In February 1916, he applied for transfer to aviation duty. His transfer was granted and he took pilot's training at Schliessheim in May 1916. Upon graduation, he flew bombing raids for Flieger-Abteilung (Flier Detachment) 19. Some of these raids were among the earliest examples of air attacks upon tanks. One was on Dover, England. Kirschstein won an Iron Cross Second Class for his service. In 1917, he continued his service as a two-seater pilot, moving on to Flieger-Abteilung (Flier Detachment) 256, and from there to Flieger-Abteilung (Flier Detachment) 3.

==Duty as fighter pilot==

He applied for transfer to fighter duty in early 1918. He received fighter training and was assigned to a Prussian fighter squadron, Jagdstaffel 6 on 13 March 1918. He would become this squadron's leading ace.

He scored his first victory on 18 March, flying a Fokker Dr.I in one of the great aerial battles of the war, in which the entirety of Manfred von Richthofen's fighter wing was committed to battle en masse. Kirschstein began by shooting down a Sopwith Camel. He scored twice more in March, on the 27th. First of them was Armstrong Whitworth F.K.8, piloted by Alan McLeod and his observer Arthur Hammond, McLeod was during action wounded six times and received Victoria Cross, Hammond was three times, lost his leg and received bar to his Military Cross. He continued to score regularly; on 15 May, he shot down a Sopwith Camel and two Bristol F.2bs for his ninth, tenth, and eleventh triumphs. By the end of May, he was a triple ace, with 15 victories.

In early June, Jagdstaffel 6 upgraded from Fokker Dr.Is to Fokker D.VIIs. Kirschstein would fly two of the new airplanes, both entirely painted with black and white stripes as an optical illusion to confuse enemy aim. His Fokker Dr.I was handed on to Ernst Udet, who would be Germany's highest scoring ace to survive the war. He would fly them to 12 more victories in June, with his final win being his 27th on 24 June 1918. He would also ascend to command of the squadron on 10 June. He was awarded the Pour le Merite, Germany's highest award for valor in battle, on 24 June 1918.

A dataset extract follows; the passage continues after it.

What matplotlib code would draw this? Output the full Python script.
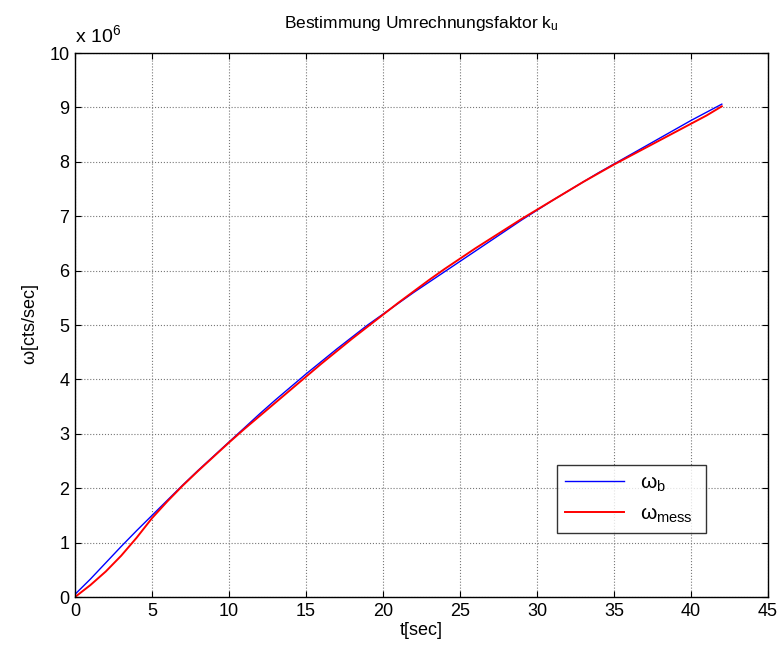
import matplotlib
matplotlib.use("Agg")
import matplotlib.pyplot as plt

plt.rcParams['font.family'] = ['Liberation Sans', 'DejaVu Sans']
plt.rcParams['mathtext.fontset'] = 'custom'
plt.rcParams['mathtext.rm'] = 'Liberation Sans'
plt.rcParams['mathtext.it'] = 'Liberation Sans'

# time [sec]
t = list(range(0, 43))
# omega_b (x 1e6 cts/sec)
omega_b = [0.05, 0.33, 0.63, 0.93, 1.22, 1.50, 1.78, 2.06, 2.33, 2.59,
           2.85, 3.11, 3.37, 3.62, 3.86, 4.10, 4.33, 4.56, 4.78, 5.00,
           5.20, 5.40, 5.60, 5.79, 5.98, 6.17, 6.36, 6.55, 6.74, 6.93,
           7.11, 7.29, 7.46, 7.63, 7.80, 7.96, 8.12, 8.28, 8.44, 8.60,
           8.76, 8.91, 9.06]
# omega_mess (x 1e6 cts/sec)
omega_mess = [0.00, 0.22, 0.47, 0.76, 1.09, 1.45, 1.76, 2.05, 2.32, 2.58,
              2.84, 3.09, 3.33, 3.57, 3.81, 4.05, 4.29, 4.52, 4.75, 4.97,
              5.19, 5.41, 5.62, 5.83, 6.03, 6.22, 6.41, 6.59, 6.77, 6.95,
              7.12, 7.29, 7.46, 7.63, 7.79, 7.95, 8.10, 8.25, 8.40, 8.55,
              8.70, 8.85, 9.02]

xticks = list(range(0, 46, 5))
yticks = list(range(0, 11))

fig = plt.figure(figsize=(7.79, 6.56), dpi=100)
ax = fig.add_axes([0.0963, 0.0899, 0.8896, 0.8293])

ax.plot(t, omega_b, color='#0000ff', lw=1.0, label=r'$\omega_{\mathrm{b}}$')
ax.plot(t, omega_mess, color='#ff0000', lw=1.4, label=r'$\omega_{\mathrm{mess}}$')

ax.set_xlim(0, 45)
ax.set_ylim(0, 10)
ax.set_xticks(xticks)
ax.set_yticks(yticks)
ax.tick_params(direction='in', length=4, width=0.8, top=True, right=True,
               labelsize=13, pad=4, colors='black')
ax.grid(True, linestyle=':', color='#777777', linewidth=0.8)
for s in ax.spines.values():
    s.set_linewidth(1.0)

ax.set_title('Bestimmung Umrechnungsfaktor k$_{\\mathrm{u}}$', fontsize=12.5, pad=18)
ax.set_xlabel('t[sec]', fontsize=13, labelpad=2)
ax.set_ylabel(r'$\omega$[cts/sec]', fontsize=13, labelpad=6)
ax.text(0.0, 1.012, 'x 10$^{\\mathrm{6}}$', transform=ax.transAxes, fontsize=14,
        ha='left', va='bottom')

leg = ax.legend(loc='lower left', bbox_to_anchor=(0.6955, 0.1176, 0.215, 0.122),
                mode='expand', fontsize=15, frameon=True, fancybox=False,
                edgecolor='black', handlelength=2.8, borderaxespad=0,
                labelspacing=0.5, borderpad=0.4)
leg.get_frame().set_linewidth(1.0)

fig.savefig('out.png', dpi=100)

==Death by flying accident==
On 16 July, Kirschstein flew one of his planes in for maintenance at the repair depot at Fismes. He was accompanied by a new pilot in his Jasta, Leutnant Johannes Markgraf, flying formation in a two-seater Hannover CL. After leaving the Fokker, Kirschstein climbed into the rear seat of the Hannover for the return trip. Markgraf, who was unfamiliar with the Hannover, stalled it out at about 50 meters altitude on takeoff. The crash killed both men.